The Declaration of Independence, the bedrock of American democracy, is before me. I read it carefully and thoughtfully often and I recommend that every American citizen does likewise. After the parades have passed, the celebration has ended, and the hoopla is over, reading it would be an excellent way to observe Independence Day, one of the cherished holidays of our nation.

 After 241 years, this noble document, consisting of 1,364 words, remains the best known and the noblest of American State papers. Two exceedingly important affirmations give this noble document its amazing power. It affirms unequivocally that, one, all citizens “are created equal.”  Therefore there is no class structure in our beloved nation — all of us are American citizens of equal rank. Two, all citizens are endowed by their Creator with certain unalienable — that which cannot be taken away or transferred — rights.” These unalienable rights are life, liberty and the pursuit of happiness. The government does not grant them. They are given by God to every American citizen.

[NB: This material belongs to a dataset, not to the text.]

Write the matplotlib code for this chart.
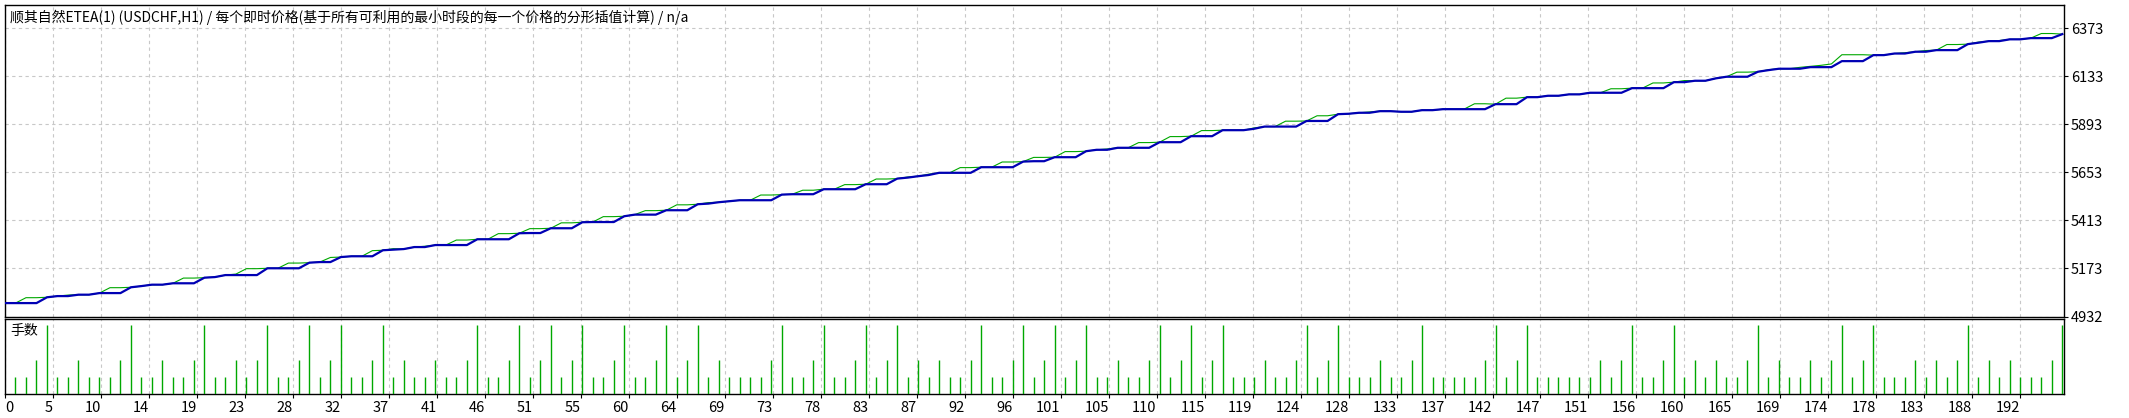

This noble document became the secure foundation of our beloved nation. Prepared and signed by 56 stalwart patriots who risked their lives, their fortunes and their sacred honor, it was adopted by thirteen colonies and produced a new nation, under God. On this continent that became known as the land of the free and the home of the brave, it stood as a shining light among the nations of the world giving hope to millions who wanted to make it their home. So great is that desire that a major problem our beloved land faces at the moment is countless undocumented immigrants who, ignoring all risks, have come here illegally to make this great land their home.

Our beloved land has slipped from its firm foundation. A society of classes is generally recognized, God has been pushed aside and the government, replacing Him, guarantees entitlements or rights. 

It is time to remember a basic principle: a structure removed from a firm foundation eventually falls.